It is a fact that when a politician says something you must carefully analyze why it was said. The grander the statement the closer the scrutiny must be. This is because messianic visions and courageous vows are not usually followed by accompanying actions. Unfortunately, in the happy coincidence that deed matches rhetoric, it is often when implementing xenophobic immigration policies, proclaiming new infringements on civil liberties or trumpeting new crusades against the oppressed.
Tony Blair is, perhaps, more prone than most to discrepancies in promise and delivery. But his recent war mongering towards Iraq has the ring of sincerity and there is a sad inevitability about Blair’s involvement in Bush’s war.

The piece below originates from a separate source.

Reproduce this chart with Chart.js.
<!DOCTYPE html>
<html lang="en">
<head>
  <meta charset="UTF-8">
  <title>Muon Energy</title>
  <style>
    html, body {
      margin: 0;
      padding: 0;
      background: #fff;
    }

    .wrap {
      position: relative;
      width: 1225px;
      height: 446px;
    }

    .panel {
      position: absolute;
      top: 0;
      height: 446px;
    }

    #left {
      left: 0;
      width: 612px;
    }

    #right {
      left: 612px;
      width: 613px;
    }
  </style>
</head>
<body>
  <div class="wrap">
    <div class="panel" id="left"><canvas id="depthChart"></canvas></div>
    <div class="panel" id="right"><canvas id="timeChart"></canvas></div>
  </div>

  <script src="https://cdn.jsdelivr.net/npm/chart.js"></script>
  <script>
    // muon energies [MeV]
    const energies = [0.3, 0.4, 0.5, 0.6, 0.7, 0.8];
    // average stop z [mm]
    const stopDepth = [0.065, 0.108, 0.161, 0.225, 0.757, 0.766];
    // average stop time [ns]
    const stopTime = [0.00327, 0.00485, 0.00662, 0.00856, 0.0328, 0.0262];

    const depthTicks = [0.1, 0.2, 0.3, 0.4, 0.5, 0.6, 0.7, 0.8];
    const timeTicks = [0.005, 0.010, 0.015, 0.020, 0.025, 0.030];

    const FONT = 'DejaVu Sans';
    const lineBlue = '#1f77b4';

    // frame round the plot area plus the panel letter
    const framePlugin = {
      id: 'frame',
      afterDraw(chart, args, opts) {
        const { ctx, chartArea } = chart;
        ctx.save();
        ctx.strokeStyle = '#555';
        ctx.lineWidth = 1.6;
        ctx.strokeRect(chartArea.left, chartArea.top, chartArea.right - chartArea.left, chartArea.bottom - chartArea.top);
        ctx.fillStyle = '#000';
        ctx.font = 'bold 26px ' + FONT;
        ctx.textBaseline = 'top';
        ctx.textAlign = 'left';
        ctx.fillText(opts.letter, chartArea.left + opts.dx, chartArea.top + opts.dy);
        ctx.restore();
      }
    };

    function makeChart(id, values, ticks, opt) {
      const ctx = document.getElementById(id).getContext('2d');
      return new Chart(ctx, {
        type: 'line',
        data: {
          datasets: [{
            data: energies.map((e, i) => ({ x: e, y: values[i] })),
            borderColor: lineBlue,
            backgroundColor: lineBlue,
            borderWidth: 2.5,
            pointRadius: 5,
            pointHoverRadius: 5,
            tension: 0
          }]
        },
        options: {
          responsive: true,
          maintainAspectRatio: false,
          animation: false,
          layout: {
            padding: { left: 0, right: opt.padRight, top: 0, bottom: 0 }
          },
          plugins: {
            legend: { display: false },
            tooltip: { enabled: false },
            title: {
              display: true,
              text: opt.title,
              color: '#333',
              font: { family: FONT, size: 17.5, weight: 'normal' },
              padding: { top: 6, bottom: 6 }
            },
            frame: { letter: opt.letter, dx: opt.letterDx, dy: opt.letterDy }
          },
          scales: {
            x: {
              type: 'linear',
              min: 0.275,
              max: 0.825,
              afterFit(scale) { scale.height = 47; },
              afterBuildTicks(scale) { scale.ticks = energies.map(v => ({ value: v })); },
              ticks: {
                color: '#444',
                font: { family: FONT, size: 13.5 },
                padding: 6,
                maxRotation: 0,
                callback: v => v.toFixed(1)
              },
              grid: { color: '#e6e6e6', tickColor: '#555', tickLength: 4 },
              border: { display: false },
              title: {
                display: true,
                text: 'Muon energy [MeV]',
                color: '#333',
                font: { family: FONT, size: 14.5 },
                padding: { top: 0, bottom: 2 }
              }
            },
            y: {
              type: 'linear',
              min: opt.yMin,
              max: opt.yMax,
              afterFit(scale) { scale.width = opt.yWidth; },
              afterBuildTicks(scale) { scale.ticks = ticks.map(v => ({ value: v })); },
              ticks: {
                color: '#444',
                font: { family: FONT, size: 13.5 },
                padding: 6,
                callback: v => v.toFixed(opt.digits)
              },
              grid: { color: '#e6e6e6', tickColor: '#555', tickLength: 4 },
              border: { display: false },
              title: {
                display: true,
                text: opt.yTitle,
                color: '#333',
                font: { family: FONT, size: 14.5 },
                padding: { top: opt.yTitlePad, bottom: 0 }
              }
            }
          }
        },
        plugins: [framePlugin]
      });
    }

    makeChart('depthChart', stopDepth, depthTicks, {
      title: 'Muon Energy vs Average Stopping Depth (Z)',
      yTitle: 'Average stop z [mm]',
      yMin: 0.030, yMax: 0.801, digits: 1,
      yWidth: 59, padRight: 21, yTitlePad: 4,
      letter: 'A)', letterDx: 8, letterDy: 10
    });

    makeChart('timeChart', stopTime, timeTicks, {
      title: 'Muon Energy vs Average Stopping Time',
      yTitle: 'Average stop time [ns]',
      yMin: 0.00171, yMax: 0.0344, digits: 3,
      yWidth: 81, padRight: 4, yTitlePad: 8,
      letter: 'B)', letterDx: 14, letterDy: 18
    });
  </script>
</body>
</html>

The press statements from Downing Street, the diplomatic language and the direct message from Blair himself all point in one direction: Baghdad. In this, the honest Tommy is merely running after the advancing US forces, such is the certainty that Bush will launch war against Iraq before the year is out. Of course, the attack will not have anything to do with tackling the issue of terrorism, in spite of the best efforts of the US and UK administrations to seamlessly extend the ‘war’ on Al-Qaeda to ‘rogue states’.

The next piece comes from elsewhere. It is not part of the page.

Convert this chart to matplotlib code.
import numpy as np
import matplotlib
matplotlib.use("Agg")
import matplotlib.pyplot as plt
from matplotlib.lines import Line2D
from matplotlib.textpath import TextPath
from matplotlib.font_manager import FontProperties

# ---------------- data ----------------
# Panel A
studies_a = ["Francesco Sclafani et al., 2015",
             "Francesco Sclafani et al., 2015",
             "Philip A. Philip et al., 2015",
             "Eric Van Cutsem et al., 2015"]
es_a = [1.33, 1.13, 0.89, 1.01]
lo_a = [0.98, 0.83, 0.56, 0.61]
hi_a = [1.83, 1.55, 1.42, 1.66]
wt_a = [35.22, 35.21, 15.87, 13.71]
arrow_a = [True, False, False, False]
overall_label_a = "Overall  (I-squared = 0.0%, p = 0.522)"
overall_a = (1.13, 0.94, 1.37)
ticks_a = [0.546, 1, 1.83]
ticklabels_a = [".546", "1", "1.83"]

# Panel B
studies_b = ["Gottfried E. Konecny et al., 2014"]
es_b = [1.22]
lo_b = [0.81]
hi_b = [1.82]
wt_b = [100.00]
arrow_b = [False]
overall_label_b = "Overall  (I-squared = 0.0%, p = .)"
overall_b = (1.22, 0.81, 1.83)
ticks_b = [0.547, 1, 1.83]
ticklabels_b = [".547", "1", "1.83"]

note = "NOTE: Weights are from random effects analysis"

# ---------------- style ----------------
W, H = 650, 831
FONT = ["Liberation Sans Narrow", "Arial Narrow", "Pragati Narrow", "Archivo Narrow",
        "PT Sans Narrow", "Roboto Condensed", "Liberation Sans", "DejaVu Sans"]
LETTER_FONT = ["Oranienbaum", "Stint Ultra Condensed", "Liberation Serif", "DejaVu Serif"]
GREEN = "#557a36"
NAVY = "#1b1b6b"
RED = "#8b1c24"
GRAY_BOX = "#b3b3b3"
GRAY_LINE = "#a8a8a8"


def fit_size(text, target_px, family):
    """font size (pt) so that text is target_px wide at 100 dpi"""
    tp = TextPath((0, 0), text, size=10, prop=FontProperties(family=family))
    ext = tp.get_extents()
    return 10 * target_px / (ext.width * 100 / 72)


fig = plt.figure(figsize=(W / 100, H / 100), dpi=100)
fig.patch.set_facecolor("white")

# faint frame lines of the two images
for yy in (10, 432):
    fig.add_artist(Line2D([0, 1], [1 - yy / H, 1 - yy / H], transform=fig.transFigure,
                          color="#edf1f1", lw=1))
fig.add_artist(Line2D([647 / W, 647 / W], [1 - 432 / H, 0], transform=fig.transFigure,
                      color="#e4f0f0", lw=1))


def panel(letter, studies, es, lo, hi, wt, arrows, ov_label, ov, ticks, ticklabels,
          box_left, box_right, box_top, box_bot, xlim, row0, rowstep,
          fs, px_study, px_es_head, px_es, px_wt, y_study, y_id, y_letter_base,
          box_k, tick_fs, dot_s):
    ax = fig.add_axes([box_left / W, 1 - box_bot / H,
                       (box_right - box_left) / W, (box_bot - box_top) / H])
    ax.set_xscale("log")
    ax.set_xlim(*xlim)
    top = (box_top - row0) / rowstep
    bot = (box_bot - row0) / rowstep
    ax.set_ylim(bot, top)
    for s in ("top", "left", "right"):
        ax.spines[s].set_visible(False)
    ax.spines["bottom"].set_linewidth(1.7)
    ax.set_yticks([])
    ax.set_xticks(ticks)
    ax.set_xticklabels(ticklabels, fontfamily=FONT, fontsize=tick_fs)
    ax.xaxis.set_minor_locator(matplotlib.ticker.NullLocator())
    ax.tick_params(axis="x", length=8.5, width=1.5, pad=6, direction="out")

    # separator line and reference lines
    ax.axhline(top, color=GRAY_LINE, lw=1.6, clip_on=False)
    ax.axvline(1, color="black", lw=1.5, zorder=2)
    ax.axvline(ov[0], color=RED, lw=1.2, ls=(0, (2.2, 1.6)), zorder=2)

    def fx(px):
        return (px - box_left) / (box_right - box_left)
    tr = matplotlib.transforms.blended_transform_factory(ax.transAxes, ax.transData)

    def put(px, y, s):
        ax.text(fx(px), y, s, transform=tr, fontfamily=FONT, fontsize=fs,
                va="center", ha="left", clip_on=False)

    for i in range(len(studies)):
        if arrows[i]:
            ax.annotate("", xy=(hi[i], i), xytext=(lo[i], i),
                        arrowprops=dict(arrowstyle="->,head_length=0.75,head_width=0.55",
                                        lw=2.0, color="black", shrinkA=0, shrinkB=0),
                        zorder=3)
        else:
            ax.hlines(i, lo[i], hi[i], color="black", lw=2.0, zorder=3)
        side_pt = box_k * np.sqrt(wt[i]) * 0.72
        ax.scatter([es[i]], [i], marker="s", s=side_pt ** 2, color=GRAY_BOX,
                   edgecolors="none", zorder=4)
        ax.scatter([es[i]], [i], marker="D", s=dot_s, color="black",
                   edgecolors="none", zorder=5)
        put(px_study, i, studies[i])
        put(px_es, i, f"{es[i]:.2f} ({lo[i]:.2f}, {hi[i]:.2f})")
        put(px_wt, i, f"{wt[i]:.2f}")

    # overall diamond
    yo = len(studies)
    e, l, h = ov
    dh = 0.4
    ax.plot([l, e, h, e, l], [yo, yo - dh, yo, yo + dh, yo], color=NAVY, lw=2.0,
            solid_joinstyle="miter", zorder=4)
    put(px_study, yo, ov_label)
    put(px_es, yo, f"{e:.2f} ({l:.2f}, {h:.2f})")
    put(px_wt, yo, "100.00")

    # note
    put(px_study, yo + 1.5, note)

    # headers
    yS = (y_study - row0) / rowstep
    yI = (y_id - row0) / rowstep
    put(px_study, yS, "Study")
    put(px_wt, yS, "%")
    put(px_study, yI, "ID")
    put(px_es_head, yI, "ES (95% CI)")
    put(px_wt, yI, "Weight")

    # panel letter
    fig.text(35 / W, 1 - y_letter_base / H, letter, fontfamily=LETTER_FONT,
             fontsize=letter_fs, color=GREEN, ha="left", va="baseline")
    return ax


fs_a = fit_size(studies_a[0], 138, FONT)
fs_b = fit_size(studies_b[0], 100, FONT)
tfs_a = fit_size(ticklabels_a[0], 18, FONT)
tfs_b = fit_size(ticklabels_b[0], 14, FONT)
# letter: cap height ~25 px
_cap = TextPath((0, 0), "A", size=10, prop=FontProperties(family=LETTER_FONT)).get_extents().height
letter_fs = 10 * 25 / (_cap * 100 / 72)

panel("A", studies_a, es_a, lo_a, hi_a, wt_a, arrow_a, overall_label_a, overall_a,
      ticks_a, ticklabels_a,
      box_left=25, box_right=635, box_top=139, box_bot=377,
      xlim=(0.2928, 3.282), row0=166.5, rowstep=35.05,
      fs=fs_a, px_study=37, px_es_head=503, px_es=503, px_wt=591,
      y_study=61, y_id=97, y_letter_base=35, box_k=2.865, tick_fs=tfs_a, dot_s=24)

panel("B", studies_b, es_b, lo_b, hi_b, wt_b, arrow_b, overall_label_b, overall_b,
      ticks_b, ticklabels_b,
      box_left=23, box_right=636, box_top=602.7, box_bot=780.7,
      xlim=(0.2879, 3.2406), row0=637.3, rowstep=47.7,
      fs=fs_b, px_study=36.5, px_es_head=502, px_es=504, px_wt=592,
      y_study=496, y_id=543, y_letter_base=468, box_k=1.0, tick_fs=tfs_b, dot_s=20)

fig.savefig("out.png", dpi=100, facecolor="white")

Ideological opposition, geopolitics, oil and extension of the US Empire are the real driving forces behind the belligerence and eventual attack. It should be understood within the context of world history since World War II, where the US has fought ‘evil’ enemies (‘communism’, ‘rogue states’, and ‘terrorism’) as a thin veil to cover its imperial ambition. So where does Tony fit in?
It appears that Mr Blair has decided to throw his lot in with the US in their mission to “save western civilisation”. Blair’s actual beliefs are hard to pinpoint, if they exist at all. However, for British critics of the war, Blair’s motivations are largely irrelevant. The 18th century philosopher Helvétius thought that it did not matter whether those who prevented happiness where actually malicious, ignorant or idealistic fools. Maybe, Blair genuinely believes that war on Iraq will benefit its citizens and the region as a whole. Maybe, Blair is simply doing the Empire’s bidding. Whatever, the results would be the same; innocent civilians will die, and stability in the Middle East threatened.

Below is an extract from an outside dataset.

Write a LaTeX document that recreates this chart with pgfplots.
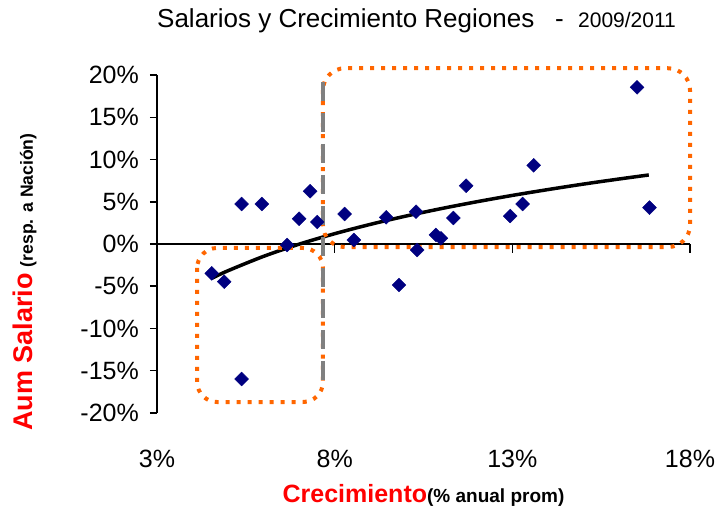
\documentclass[border=0pt]{standalone}
\usepackage{pgfplots}
\pgfplotsset{compat=1.18}
\usepackage{fontspec}
\setmainfont{Liberation Sans}
\definecolor{puntos}{RGB}{0,0,128}
\definecolor{naranja}{RGB}{255,102,0}
\definecolor{gris}{RGB}{128,128,128}
\definecolor{rojo}{RGB}{255,0,0}
\begin{document}
\begin{tikzpicture}
\useasboundingbox (-157pt,-95pt) rectangle (560pt,413pt);
\begin{axis}[
  at={(0,0)}, anchor=south west,
  scale only axis, width=533pt, height=338pt,
  xmin=3, xmax=18, ymin=-20, ymax=20,
  clip=false,
  axis x line*=bottom, axis y line*=left,
  x axis line style={draw=none},
  y axis line style={line width=1.5pt},
  xtick={3,8,13,18}, xticklabels={3\%,8\%,13\%,18\%},
  ytick={-20,-15,...,20},
  yticklabels={-20\%,-15\%,-10\%,-5\%,0\%,5\%,10\%,15\%,20\%},
  xtick style={draw=none},
  ytick style={line width=1.5pt, black},
  tick align=outside, major tick length=7pt,
  ticklabel style={font=\fontsize{25}{30}\selectfont, inner sep=0pt},
  xticklabel style={anchor=base, yshift=-47pt},
  yticklabel style={anchor=east, xshift=-11pt},
]
% eje horizontal en 0
\draw[black, line width=2pt] (axis cs:3,0) -- (axis cs:18,0);
\draw[black, line width=1.5pt] (axis cs:3,0) -- ++(0pt,-9pt);
\draw[black, line width=1.5pt] (axis cs:8,0) -- ++(0pt,-9pt);
\draw[black, line width=1.5pt] (axis cs:13,0) -- ++(0pt,-9pt);
\draw[black, line width=1.5pt] (axis cs:18,0) -- ++(0pt,-9pt);

% regiones
\addplot[only marks, mark=square*, mark size=4.9pt,
  mark options={rotate=45, fill=puntos, draw=puntos}] coordinates {
  (4.54,-3.47) (4.89,-4.46) (5.38,4.73) (5.38,-15.98) (5.95,4.73)
  (6.66,-0.12) (7.00,2.99) (7.31,6.24) (7.51,2.60) (8.28,3.55)
  (8.54,0.47) (9.45,3.16) (9.81,-4.85) (10.29,3.82) (10.32,-0.71)
  (10.85,1.07) (10.99,0.67) (11.34,3.08) (11.70,6.90) (12.94,3.31)
  (13.29,4.73) (13.60,9.31) (16.51,18.54) (16.86,4.30)
};

% tendencia (logaritmica)
\addplot[black, line width=3.5pt, smooth] coordinates {
  (4.54,-4.06) (5,-3.16) (6,-1.46) (7,-0.02) (8,1.22) (9,2.32)
  (10,3.30) (11,4.19) (12,5.00) (13,5.75) (14,6.44) (15,7.09)
  (16,7.69) (16.84,8.17)
};

\draw[naranja, line width=4pt, dash pattern=on 4pt off 7pt, rounded corners=22pt]
  (axis cs:7.67,20.8) rectangle (axis cs:18,-0.36);
\draw[naranja, line width=4pt, dash pattern=on 4pt off 7pt, rounded corners=20pt]
  (axis cs:4.13,-0.47) rectangle (axis cs:7.67,-18.7);
\draw[gris, line width=4pt, dash pattern=on 19pt off 12pt]
  (axis cs:7.68,19.2) -- (axis cs:7.68,-17);
\end{axis}

\node[anchor=base west, inner sep=0pt, font=\fontsize{26}{30}\selectfont]
  at (0pt,385pt) {Salarios y Crecimiento Regiones};
\node[anchor=base west, inner sep=0pt, font=\fontsize{26}{30}\selectfont]
  at (398pt,385pt) {-};
\node[anchor=base west, inner sep=0pt, font=\fontsize{21}{25}\selectfont]
  at (421pt,385pt) {2009/2011};
\node[rotate=90, anchor=base, inner sep=0pt] at (-124pt,131pt)
  {{\color{rojo}\bfseries\fontsize{27}{30}\selectfont Aum Salario}\hspace{6pt}{\bfseries\fontsize{17.6}{20}\selectfont (resp. a Nación)}};
\node[anchor=base, inner sep=0pt] at (266.5pt,-89pt)
  {{\color{rojo}\bfseries\fontsize{25}{30}\selectfont Crecimiento}{\bfseries\fontsize{19}{22}\selectfont (\% anual prom)}};
\end{tikzpicture}
\end{document}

Now is the time for Members of Parliament and the general public in Britain to make their opposition very clear to Tony Blair. It is pointless to appeal to his humanity; a Damascene conversion from the ideology of ‘destroying the village to save it’/ ‘bombing them out of their burqas’ is unlikely.
Rather, let us remind him that he is actually an elected representative of the British people. Bombing Iraq will cost him votes and allegiances. The prospect of orphaned Iraqi children will not change Blair’s mind. But losing an election might.